Stamp duty on a gift deed if the gift is made to a family member, including to a husband or wife, is chargeable at a lower rate in some states. But if the divorce decree is final, then you and your ex-husband may not get the benefit of the lower rate.
Power of attorney: This can be executed by your ex-husband in favour of you to sell his share. But it is not a transfer of property but only a contract for execution of transfer on behalf of executant. For sale of immovable property, as in the present case, the power of attorney has to be sufficiently stamped and registered.
The stamp duty on a power of attorney authorizing sale of immovable property in many states (including Maharashtra) is the same as payable on a conveyance of immovable property (the only rebate available is when the power is given to certain stipulated family members, which again will not be the case in the present instance).
Please also note that while you can avail the option of getting a power of attorney for the sale of property from your ex-husband, in such a case, you will not get ownership of the property, and in future, disputes may arise as to the distribution of sale proceeds.

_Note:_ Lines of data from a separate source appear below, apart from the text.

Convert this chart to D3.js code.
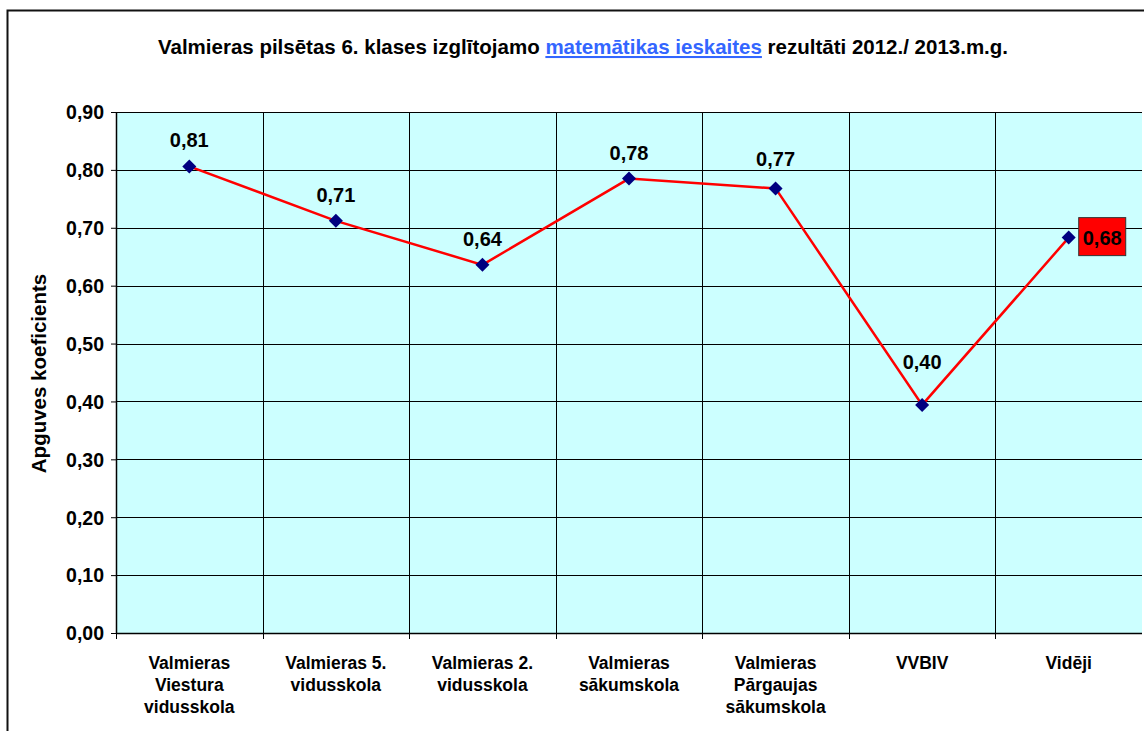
<!DOCTYPE html>
<html>
<head>
<meta charset="utf-8">
<script src="https://cdn.jsdelivr.net/npm/d3@7"></script>
<style>
  body { margin: 0; background: #fff; }
  svg text { font-family: "Liberation Sans", Arial, sans-serif; font-weight: bold; }
</style>
</head>
<body>
<div id="chart"></div>
<script>
// skolas un apguves koeficienti
const categories = [
  ['Valmieras', 'Viestura', 'vidusskola'],
  ['Valmieras 5.', 'vidusskola'],
  ['Valmieras 2.', 'vidusskola'],
  ['Valmieras', 'sākumskola'],
  ['Valmieras', 'Pārgaujas', 'sākumskola'],
  ['VVBIV'],
  ['Vidēji']
]
const values = [0.806, 0.712, 0.636, 0.785, 0.768, 0.394, 0.683]
const valueLabels = ['0,81', '0,71', '0,64', '0,78', '0,77', '0,40', '0,68']
const yTicks = [0, 0.1, 0.2, 0.3, 0.4, 0.5, 0.6, 0.7, 0.8, 0.9]

const svgWidth = 1144, svgHeight = 731
const margin = { top: 112, right: 2, bottom: 98, left: 116 }
const width = svgWidth - margin.left - margin.right
const height = svgHeight - margin.top - margin.bottom

const svg = d3.select('#chart').append('svg')
    .attr('width', svgWidth)
    .attr('height', svgHeight)

// ramis
svg.append('rect')
    .attr('x', 7.5).attr('y', 10.5)
    .attr('width', 1150).attr('height', 740)
    .attr('fill', 'none').attr('stroke', '#111').attr('stroke-width', 2)

// virsraksts
const title = svg.append('text')
    .attr('x', 583).attr('y', 54)
    .attr('text-anchor', 'middle')
    .attr('font-size', 20.5)
title.append('tspan').text('Valmieras pilsētas 6. klases izglītojamo ')
title.append('tspan').text('matemātikas ieskaites')
    .attr('fill', '#3366ff').attr('text-decoration', 'underline')
title.append('tspan').text(' rezultāti 2012./ 2013.m.g.')

const g = svg.append('g')
    .attr('transform', 'translate(' + margin.left + ',' + margin.top + ')')

const x = d3.scaleBand().domain(d3.range(categories.length)).range([0, width])
const y = d3.scaleLinear().domain([0, 0.9]).range([height, 0])

g.append('rect')
    .attr('width', width).attr('height', height)
    .attr('fill', '#ccffff')

// horizontālās līnijas
g.selectAll('.hgrid').data(yTicks).join('line')
    .attr('class', 'hgrid')
    .attr('x1', 0).attr('x2', width)
    .attr('y1', d => Math.round(y(d)) + 0.5).attr('y2', d => Math.round(y(d)) + 0.5)
    .attr('stroke', '#000')

// vertikālās līnijas
g.selectAll('.vgrid').data(d3.range(1, categories.length)).join('line')
    .attr('class', 'vgrid')
    .attr('x1', d => Math.round(x(d)) + 0.5).attr('x2', d => Math.round(x(d)) + 0.5)
    .attr('y1', 0).attr('y2', height + 6)
    .attr('stroke', '#000')

// y ass
const yAxis = g.append('g')
    .call(d3.axisLeft(y).tickValues(yTicks).tickSize(5).tickSizeOuter(0)
        .tickFormat(d => d3.format('.2f')(d).replace('.', ',')))
yAxis.select('.domain').attr('stroke', '#000').attr('stroke-width', 1.5)
yAxis.selectAll('text').attr('font-size', 19.5).attr('fill', '#000').attr('dx', -4).attr('dy', '0.35em')
    .attr('y', 0)

// x ass
g.append('line')
    .attr('x1', 0).attr('x2', width)
    .attr('y1', height + 0.5).attr('y2', height + 0.5)
    .attr('stroke', '#000').attr('stroke-width', 1.5)
g.append('line')
    .attr('x1', 0.5).attr('x2', 0.5)
    .attr('y1', height).attr('y2', height + 6)
    .attr('stroke', '#000')

const catLabels = g.selectAll('.cat').data(categories).join('text')
    .attr('class', 'cat')
    .attr('text-anchor', 'middle')
    .attr('font-size', 17.5)
    .attr('fill', '#000')
catLabels.selectAll('tspan').data((d, i) => d.map(t => ({ t, i }))).join('tspan')
    .attr('x', d => x(d.i) + x.bandwidth() / 2)
    .attr('y', (d, j) => height + 36 + j * 22)
    .text(d => d.t)

// ass nosaukums
svg.append('text')
    .attr('transform', 'translate(46,' + (margin.top + height / 2 + 1) + ') rotate(-90)')
    .attr('text-anchor', 'middle')
    .attr('font-size', 20.5)
    .text('Apguves koeficients')

// līnija
const line = d3.line()
    .x((d, i) => x(i) + x.bandwidth() / 2)
    .y(d => y(d))
g.append('path')
    .datum(values)
    .attr('d', line)
    .attr('fill', 'none')
    .attr('stroke', '#ff0000')
    .attr('stroke-width', 2.5)

g.selectAll('.pt').data(values).join('path')
    .attr('class', 'pt')
    .attr('transform', (d, i) => 'translate(' + (x(i) + x.bandwidth() / 2) + ',' + y(d) + ')')
    .attr('d', 'M0,-7L7,0L0,7L-7,0Z')
    .attr('fill', '#000080')

// vērtību etiķetes (VVBIV etiķete pacelta augstāk, kā oriģinālā)
const labelLift = d => d < 0.5 ? 36 : (d > 0.76 && d < 0.78 ? 22 : 19)
const last = values.length - 1
g.selectAll('.lbl').data(values.slice(0, last)).join('text')
    .attr('class', 'lbl')
    .attr('x', (d, i) => x(i) + x.bandwidth() / 2)
    .attr('y', d => y(d) - labelLift(d))
    .attr('text-anchor', 'middle')
    .attr('font-size', 20)
    .text((d, i) => valueLabels[i])

const lx = x(last) + x.bandwidth() / 2 + 10
const ly = y(values[last])
g.append('rect')
    .attr('x', lx).attr('y', ly - 20)
    .attr('width', 47).attr('height', 38)
    .attr('fill', '#ff0000').attr('stroke', '#333').attr('stroke-width', 1)
g.append('text')
    .attr('x', lx + 23.5).attr('y', ly + 7)
    .attr('text-anchor', 'middle')
    .attr('font-size', 20)
    .text(valueLabels[last])
</script>
</body>
</html>
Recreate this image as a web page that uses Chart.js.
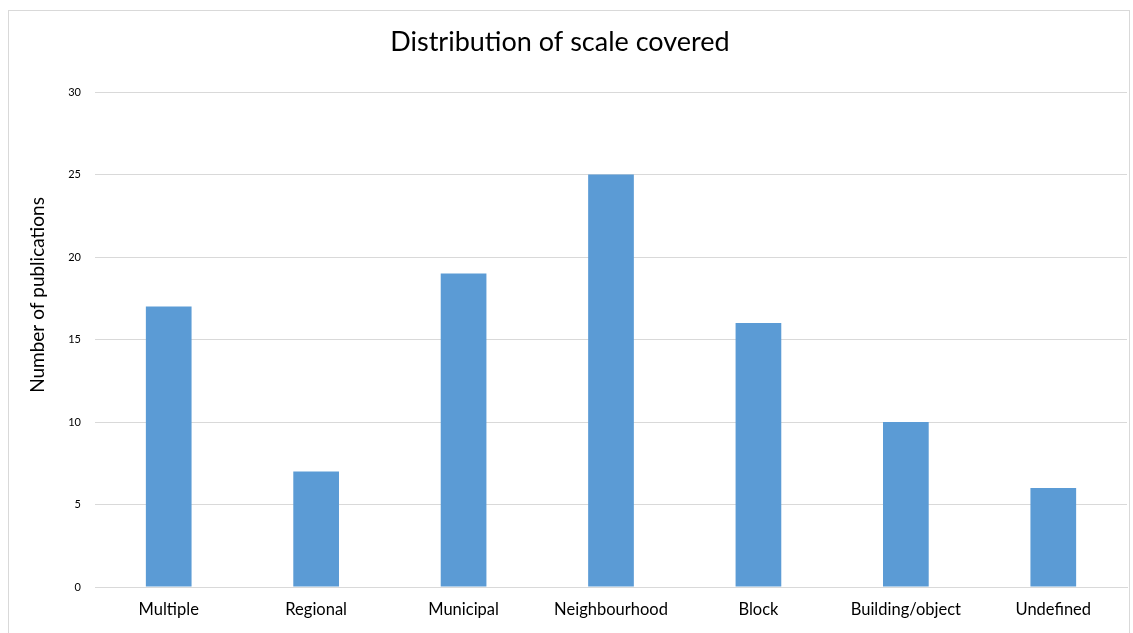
<!DOCTYPE html>
<html>
<head>
<meta charset="utf-8">
<script src="https://cdn.jsdelivr.net/npm/chart.js@4"></script>
<style>
  html, body { margin: 0; padding: 0; background: #fff; overflow: hidden; }
  #frame { position: absolute; left: 8px; top: 10px; width: 1122px; height: 640px; border: 1px solid #d9d9d9; box-sizing: border-box; }
  #wrap { position: absolute; left: 0; top: 0; width: 1133px; height: 633px; }
</style>
</head>
<body>
<div id="frame"></div>
<div id="wrap"><canvas id="c" width="1133" height="633"></canvas></div>
<script>
// Publications per spatial scale
const categories = ['Multiple', 'Regional', 'Municipal', 'Neighbourhood', 'Block', 'Building/object', 'Undefined'];
const publications = [17, 7, 19, 25, 16, 10, 6];
const yTicks = [0, 5, 10, 15, 20, 25, 30];
const chartTitle = 'Distribution of scale covered';
const yAxisTitle = 'Number of publications';

const FONT = 'Lato, "Open Sans", sans-serif';

// Draws the chart title and the rotated y-axis title in fixed spots
const headings = {
  id: 'headings',
  afterDraw(chart) {
    const ctx = chart.ctx;
    ctx.save();
    ctx.fillStyle = '#000';
    ctx.textAlign = 'center';
    ctx.textBaseline = 'middle';
    ctx.font = '27px ' + FONT;
    ctx.fillText(chartTitle, 560, 42);
    ctx.translate(38, 295);
    ctx.rotate(-Math.PI / 2);
    ctx.font = '19px ' + FONT;
    ctx.fillText(yAxisTitle, 0, 0);
    ctx.restore();
  }
};

new Chart(document.getElementById('c'), {
  type: 'bar',
  data: {
    labels: categories,
    datasets: [{
      label: yAxisTitle,
      data: publications,
      backgroundColor: '#5B9BD5',
      borderWidth: 0,
      categoryPercentage: 1,
      barPercentage: 0.31
    }]
  },
  plugins: [headings],
  options: {
    responsive: false,
    animation: false,
    layout: { padding: { left: 20, right: 6, top: 92, bottom: 0 } },
    plugins: {
      legend: { display: false },
      tooltip: { enabled: false },
      title: { display: false }
    },
    scales: {
      x: {
        grid: { display: false, drawTicks: false },
        border: { display: true, color: '#d9d9d9', width: 1 },
        ticks: { color: '#000', font: { family: FONT, size: 16.5 }, padding: 13, maxRotation: 0, autoSkip: false },
        afterFit: s => { s.height = 46; }
      },
      y: {
        min: 0,
        max: 30,
        afterBuildTicks: s => { s.ticks = yTicks.map(v => ({ value: v })); },
        grid: { color: '#d9d9d9', drawTicks: false },
        border: { display: false },
        ticks: { color: '#000', font: { family: FONT, size: 11 }, padding: 14 },
        afterFit: s => { s.width = 75; }
      }
    }
  }
});
</script>
</body>
</html>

Release deed: One more option that could be considered is your ex-husband executing a release deed in your favour, whereby he releases or renounces his claim on the property. Again, the release must be effected by a registered and stamped instrument signed by him or on his behalf, and must be attested by at least two witnesses. In Maharashtra, while the stamp duty payable is the same as that payable on a conveyance, the amount is payable on the market value of the share, interest, part or claim being renounced.
These are the options available to you. But it would be advisable to seek specific legal and tax counsel in this matter.